Rabbi from Jewish Terrorist Group Killed in West Bank
Resistance Attack
Posted: 15 Jamad-ul-Awwal 1423, 26 July 2002
Occupied Jerusalem: 25 July, 2002 (IAP News)- A Rabbi from a Jewish terrorist
organization was killed and another seriously injured early Thursday morning
when their car came under fire outside an illegal Jewish settlement in the
northern West Bank.
An Israeli occupation army spokesman said the dead person was a Rabbi from
Gush Emunim, a Judeo-Nazi movement advocating the expulsion or extermination of
all non-Jews in Palestine.
The Palestinian resistance group, the Al-Aqsa Martyrs Brigades, declared its
responsibility for the attack.
The group said the attack was in retaliation for the killing two days ago of
more than fifteen Palestinians, including ten children in a residential area in
Gaza.
The principal terrorist actions of the Gush Emunim were carried out between
1980 and 1984. In 1980 car bombings of five West Bank Arab mayors resulted in
crippling two of the mayors.
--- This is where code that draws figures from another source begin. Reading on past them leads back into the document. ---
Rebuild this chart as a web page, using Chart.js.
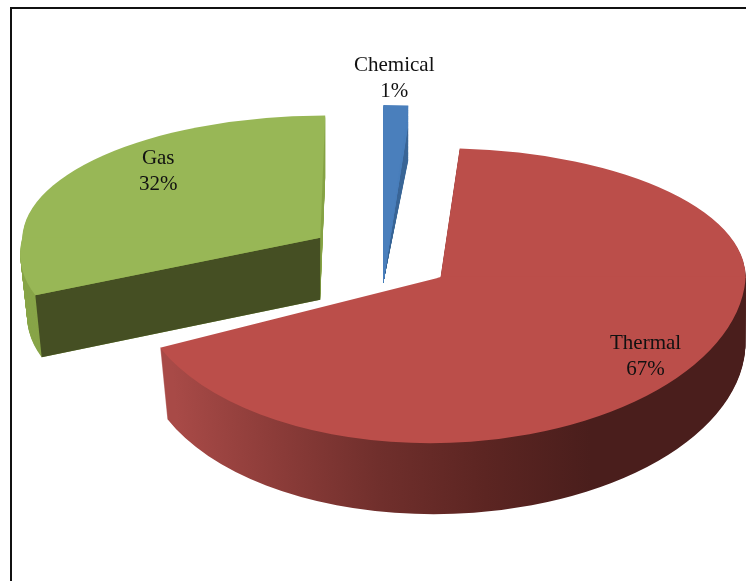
<!DOCTYPE html>
<html>
<head>
<meta charset="utf-8">
<style>
  html, body { margin: 0; background: #fff; overflow: hidden; }
  #frame { position: absolute; left: 10px; top: 7px; width: 800px; height: 700px; border: 2px solid #111; }
  #pie { position: absolute; left: 0; top: 0; filter: blur(0.6px); }
</style>
<script src="https://cdn.jsdelivr.net/npm/chart.js@4"></script>
</head>
<body>
<div id="frame"></div>
<canvas id="pie" width="746" height="581"></canvas>
<script>
// chart data
const categories = ['Chemical', 'Thermal', 'Gas'];
const shares = [1, 67, 32];
const shareLabels = ['1%', '67%', '32%'];

// colours
const topColors = ['#4a7fbc', '#bb4e4a', '#98b756'];
const rimColors = ['#3c6798', null, '#88a548'];
const cutColor = '#454f23';
const thermalWall = ['#a84a47', '#8c3c39', '#702f2c', '#5c2522', '#4a1e1c', '#4a1e1c'];

// how each slice is tilted to look 3D, same order as categories
const explode = [72, 72, 72];
const tilt = 0.5;
const views = [
  { sx: 1.33, upper: 0.593, lower: 0.593, skewU: 0, skewL: 0, depth: 0, shiftY: 62, under: 0.41, faceFrom: 0.527, shrink: 0, lean: 0 },
  { sx: 1.017, upper: 0.43, lower: 0.553, skewU: 0, skewL: -0.035, depth: 71, shiftY: 0, shrink: 0.00018, lean: 0.05 },
  { sx: 0.993, upper: 0.407, lower: 0.45, skewU: -0.0167, skewL: -0.12, depth: 62, shiftY: 0, shrink: 0.00038, lean: 0 }
];
const labelOffsets = [[11, -218], [205, 66], [-162, -79]];
const lineGap = 26;

function apexOf(el, i) {
  const mid = (el.startAngle + el.endAngle) / 2;
  return {
    x: el.x + Math.cos(mid) * explode[i],
    y: el.y + Math.sin(mid) * explode[i] * tilt + views[i].shiftY
  };
}

// runs draw() twice, once for the half behind the centre and once for the half in front
function eachHalf(ctx, el, view, apex, d, upperScale, draw) {
  const narrow = 1 - view.shrink * d;
  [[upperScale, view.skewU, -1000, apex.y + d + 0.5], [view.lower, view.skewL, apex.y + d - 0.5, 2000]].forEach(h => {
    ctx.save();
    ctx.beginPath();
    ctx.rect(-100, h[2], 1000, h[3] - h[2]);
    ctx.clip();
    ctx.translate(apex.x + view.lean * d, apex.y + d);
    ctx.transform(view.sx * narrow, 0, h[1], h[0], 0, 0);
    ctx.translate(-el.x, -el.y);
    draw();
    ctx.restore();
  });
}

function slicePath(ctx, el) {
  ctx.beginPath();
  ctx.moveTo(el.x, el.y);
  ctx.arc(el.x, el.y, el.outerRadius, el.startAngle, el.endAngle);
  ctx.closePath();
}

function wallFill(ctx, el, i) {
  if (i !== 1) return rimColors[i];
  const g = ctx.createLinearGradient(el.x - 260, 0, el.x + 260, 0);
  thermalWall.forEach((c, k) => g.addColorStop(k / (thermalWall.length - 1), c));
  return g;
}

function drawSlice(ctx, el, i) {
  const view = views[i];
  const apex = apexOf(el, i);

  // side wall, stacked one pixel at a time
  for (let d = view.depth; d >= 1; d--) {
    eachHalf(ctx, el, view, apex, d, view.upper, () => {
      slicePath(ctx, el);
      ctx.fillStyle = wallFill(ctx, el, i);
      ctx.fill();
    });
  }

  // the flat cut face of the gas slice
  if (i === 2) {
    const r = el.outerRadius;
    const dx = Math.cos(el.startAngle) * r;
    const dy = Math.sin(el.startAngle) * r;
    const narrow = 1 - view.shrink * view.depth;
    const left = apex.x + view.sx * dx + view.skewL * dy;
    const leftLow = apex.x + view.sx * narrow * dx + view.skewL * dy;
    const edgeY = apex.y + view.lower * dy;
    ctx.beginPath();
    ctx.moveTo(apex.x, apex.y);
    ctx.lineTo(left, edgeY);
    ctx.lineTo(leftLow, edgeY + view.depth);
    ctx.lineTo(apex.x, apex.y + view.depth);
    ctx.closePath();
    ctx.fillStyle = cutColor;
    ctx.fill();
  }

  // chemical slice: swept so the outer edge stays straight down, dark part first
  if (view.under) {
    for (let s = view.under; s < view.upper; s += 0.004) {
      eachHalf(ctx, el, view, apex, 0, s, () => {
        slicePath(ctx, el);
        ctx.fillStyle = s < view.faceFrom ? rimColors[i] : topColors[i];
        ctx.fill();
      });
    }
  }

  eachHalf(ctx, el, view, apex, 0, view.upper, () => {
    slicePath(ctx, el);
    ctx.fillStyle = topColors[i];
    ctx.fill();
  });
}

const tiltedPie = {
  id: 'tiltedPie',
  beforeDatasetsDraw(chart) {
    const ctx = chart.ctx;
    const arcs = chart.getDatasetMeta(0).data;
    [2, 0, 1].forEach(i => drawSlice(ctx, arcs[i], i));

    ctx.fillStyle = '#111';
    ctx.font = '21px "Liberation Serif"';
    ctx.textAlign = 'center';
    ctx.textBaseline = 'middle';
    arcs.forEach((el, i) => {
      const apex = apexOf(el, i);
      const x = apex.x + labelOffsets[i][0];
      const y = apex.y + labelOffsets[i][1];
      ctx.fillText(categories[i], x, y);
      ctx.fillText(shareLabels[i], x, y + lineGap);
    });
    return false;
  }
};

new Chart(document.getElementById('pie'), {
  type: 'pie',
  data: {
    labels: categories,
    datasets: [{
      data: shares,
      backgroundColor: topColors,
      borderWidth: 0
    }]
  },
  options: {
    responsive: false,
    animation: false,
    radius: 300,
    layout: { padding: { left: 16, bottom: 67 } },
    plugins: { legend: { display: false }, tooltip: { enabled: false } }
  },
  plugins: [tiltedPie]
});
</script>
</body>
</html>
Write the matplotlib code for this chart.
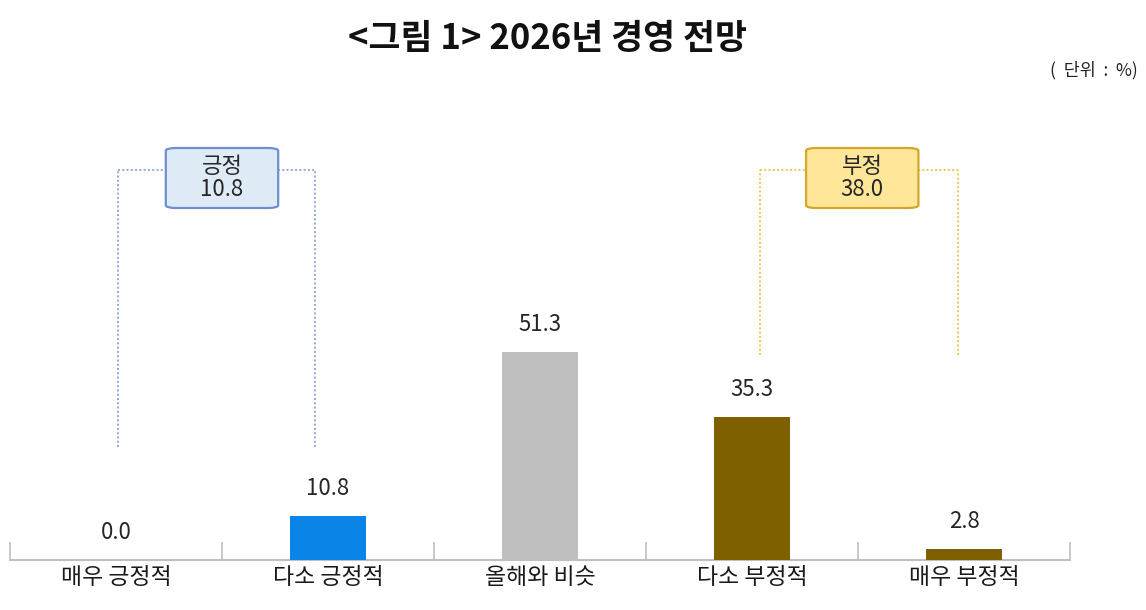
import matplotlib
matplotlib.use("Agg")
import matplotlib.pyplot as plt
from matplotlib.patches import FancyBboxPatch

plt.rcParams['font.family'] = ['Noto Sans CJK KR', 'DejaVu Sans']

# data
categories = ["매우 긍정적", "다소 긍정적", "올해와 비슷", "다소 부정적", "매우 부정적"]
values = [0.0, 10.8, 51.3, 35.3, 2.8]
bar_colors = ["#0A84E6", "#0A84E6", "#BFBFBF", "#7F6000", "#7F6000"]
pos_label, pos_total = "긍정", 10.8
neg_label, neg_total = "부정", 38.0

fig = plt.figure(figsize=(11.46, 6.10), dpi=100)
W, H = 1146, 610
# axes spans baseline y=560px up to y=100px
ax = fig.add_axes([10 / W, (H - 560) / H, 1060 / W, 460 / H])
px = 4.055  # pixels per % unit
ax.set_xlim(-0.5, 4.5)
ax.set_ylim(0, 460 / px)

x = list(range(len(categories)))
ax.bar(x, values, width=0.36, color=bar_colors, zorder=3)
for xi, v in zip(x, values):
    ax.text(xi, v + 16 / px, f"{v:.1f}", ha="center", va="bottom",
            fontsize=16, color="#262626")

# axis styling
for s in ["top", "right", "left"]:
    ax.spines[s].set_visible(False)
ax.spines["bottom"].set_color("#BFBFBF")
ax.spines["bottom"].set_linewidth(1.5)
ax.set_yticks([])
ax.set_xticks([i - 0.5 for i in range(len(categories) + 1)], minor=False)
ax.set_xticklabels([])
ax.tick_params(axis="x", direction="in", length=13, width=1.2, color="#BFBFBF")
for xi, c in zip(x, categories):
    ax.text(xi, -6 / px, c, ha="center", va="top", fontsize=16.5, color="#1a1a1a",
            clip_on=False)


def bracket(x0, x1, y_low, y_top, box_cx, box_w, fill, edge, line_col, label, total):
    y_lo = (560 - y_low) / px
    y_hi = (560 - y_top) / px
    half = box_w / 2
    kw = dict(color=line_col, linestyle=(0, (1, 1.2)), linewidth=1.4, zorder=2)
    ax.plot([x0, x0], [y_lo, y_hi], **kw)
    ax.plot([x1, x1], [y_lo, y_hi], **kw)
    ax.plot([x0, box_cx - half], [y_hi, y_hi], **kw)
    ax.plot([box_cx + half, x1], [y_hi, y_hi], **kw)
    b_top = (560 - 148) / px
    b_bot = (560 - 208) / px
    box = FancyBboxPatch((box_cx - half, b_bot), box_w, b_top - b_bot,
                         boxstyle="round,pad=0,rounding_size=0.05",
                         mutation_aspect=14,
                         facecolor=fill, edgecolor=edge, linewidth=1.6, zorder=4)
    ax.add_patch(box)
    ax.text(box_cx, (b_top + b_bot) / 2, f"{label}\n{total:.1f}", ha="center",
            va="center", fontsize=16, color="#262626", linespacing=1.0, zorder=5)


bracket(0.01, 0.94, 447, 170, 0.5, 0.53, "#DEEBF7", "#6F8FD0", "#8FAADC",
        pos_label, pos_total)
bracket(3.04, 3.97, 355, 170, 3.52, 0.53, "#FFE699", "#D4A72C", "#EEC55A",
        neg_label, neg_total)

fig.text(548 / W, 1 - 38 / H, "<그림 1> 2026년 경영 전망", ha="center", va="center",
         fontsize=25, fontweight="bold", color="#111111")
fig.text(1138 / W, 1 - 70 / H, "(  단위  :  %)", ha="right", va="center",
         fontsize=12.5, color="#222222")

fig.savefig("out.png", dpi=100)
In 1983, the Hebron Islamic College was the target
of a machine gun and grenade attack that killed three Arab students and wounded
thirty three others. In 1984 an attempt was made to place explosive charges on
five Arab buses in East Jerusalem. This plot was foiled by agents of Israel's
internal security force, Shin Bet, leading to arrest and prison sentences for
eighteen members of the underground. The security services also uncovered a
well-developed plan to blow up the Dome of the Rock, one of Islam's most sacred
shrines, on Al-Aqsa Mosque complex in east Jerusalem's.
Gush Emunim rabbis have continually reiterated that Jews who killed Arabs
should not be punished. By relying on the Code of Maimonides and the Halacha,
Rabbi Ariel stated, "A Jew who killed a non-Jew is exempt from human judgment
and has not violated the [religious] prohibition of murder."